Credit Suisse analyst Bill Shope cut his rating on the company to "Neutral" from "Outperform" in a note to investors Tuesday, a day after the deal was announced. He said Dell is still likely to benefit as companies enter the next round of upgrades to personal computers, but integrating Perot poses a number of risks.
Dell, based in Round Rock, Texas, agreed to pay $30 per share for Perot, a 68 percent premium over the stock's closing price Friday. It hopes to make the company the core of a new global services business, putting Dell in broader competition with rivals Hewlett-Packard Co. and IBM Corp.
"Perot's 23,000 employees represent a formidable integration challenge for Dell, and we are concerned with Dell's limited acquisition track record," Shope said.

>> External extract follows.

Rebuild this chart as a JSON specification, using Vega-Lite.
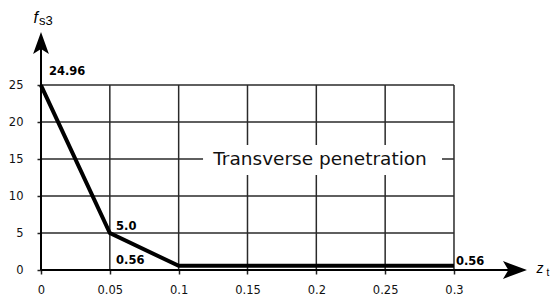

He also voiced concern that such a challenge could distract from Dell's broader restructuring.
"In particular, we believe Dell's key challenge will be to prevent its operating expenses from ballooning as revenues recover in 2010," Shope said. "We fear that the additional burden of integrating a large services asset will add risks here."
Jayson Noland, of Robert W. Baird, agreed. "We generally support the strategic rationale," he said, "though the deal appears expensive and includes a more challenging integration than (Dell) has faced previously." Noland kept his "Neutral" rating on shares.
Dell's stock slipped 31 cents, or 2 percent, to $15.70 in morning trading.